The Indian rupee (INR) has been one of the worst performers among the BRIC currencies, setting record lows almost every other week. The rupee experienced significant volatility, alternating between periods of rapid decline and mild recoveries. Between April 1, 2012, and June 20, 2012, the rupee fluctuated between $51.19 and $56.49—a decline of over 10.3 percent—before recovering to $55.86. On June 19, the value of the rupee against the U.S. dollar fell 1.1 percent in a single day. As of this writing, the rupee has once again embarked on a depreciating path (see figure 1).
The Indian rupee (INR) has been one of the worst performers among the BRIC currencies, setting record lows almost every other week.
There are several reasons why the rupee has been under pressure over the past few months. Amid uncertain global macroeconomic conditions, investors tend to flock to safer assets. This predisposition resulted in a huge outflow of funds from India. Furthermore, European banks will likely continue to deleverage, exerting pressure on the rupee. India’s widening trade deficit is another factor that contributes to the slide of the rupee as importers demand more foreign currency to pay for their purchases, resulting in a downward spiral. In addition, India runs a deficit on its current account and requires external capital flows to bridge the gap. Dismal economic performance and the possibility of weak exports while the Eurozone’s crisis deepens and Chinese growth decelerates are chipping away at investor confidence. As a result, India is unable to attract sufficient FDI inflows. Finally, India’s foreign exchange reserves, although sufficient to pay for over six months of imports, are not large enough to allow the reserve bank to frequently intervene in the foreign exchange market. In times of excessive volatility, the reserve bank has intervened in the foreign exchange market, but its ability to stem the slide has been compromised.

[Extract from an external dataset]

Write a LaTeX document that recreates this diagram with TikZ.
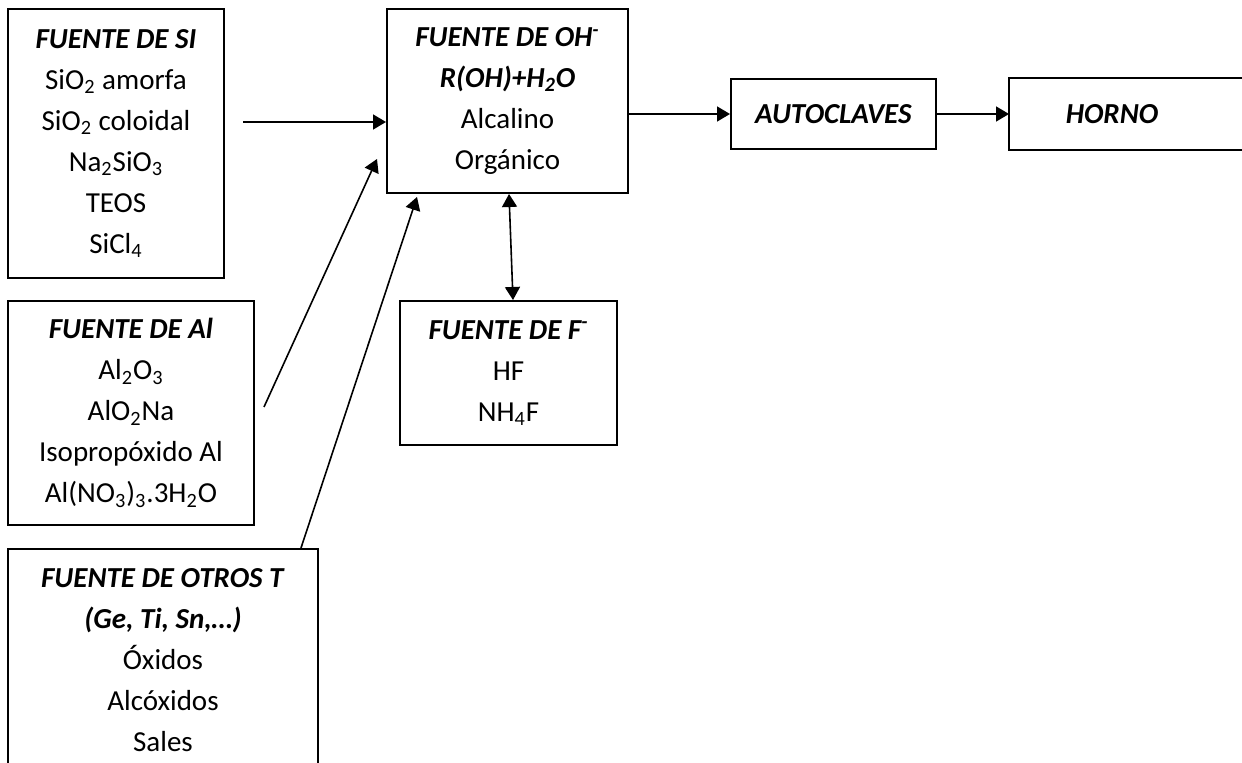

Instead, the RBI initiated measures to restrict the rupee’s declining value. First, the RBI relaxed the interest rate ceiling on foreign currency non-resident (FCNR) deposits. Second, it allowed higher limits on intraday trading. Third, on May 10, 2012, the RBI instructed exporters to liquidate 50 percent of the dollars in their accounts within two weeks to help release greenbacks into the market. Furthermore, exporters were mandated to exhaust the available dollar balance in their accounts before tapping markets. Finally, the government deferred a controversial set of tax proposals, which brought some relief to the rupee by stemming the flight of capital. Improving investor sentiment—either because of a favorable development in Europe or breakthrough policy decisions in India—could potentially reverse the rupee’s downward trend against the dollar. The others measures will, at best, have a temporary impact.
Not surprisingly, rating agencies made downward revisions to their outlooks on India and suggested that the country’s sovereign credit rating faces the prospect of being downgraded to “junk” status. Markets did not respond negatively to the news, but India is likely to confront a spate of challenges in the coming months. Owing to a huge subsidy bill, the government is finding it extremely difficult to bridge the fiscal gap. Furthermore, a rising import bill further exacerbated its current account deficit. Additionally, ongoing inflation suggests that India may need to address structural macroeconomic factors rather than simply relying on monetary policy. Moreover, the political situation does not bode well for the country’s growth prospects. India will experience slower GDP growth in the coming quarters, and growth forecasts for the 2012–2013 fiscal year range between 6.0 and 6.5 percent.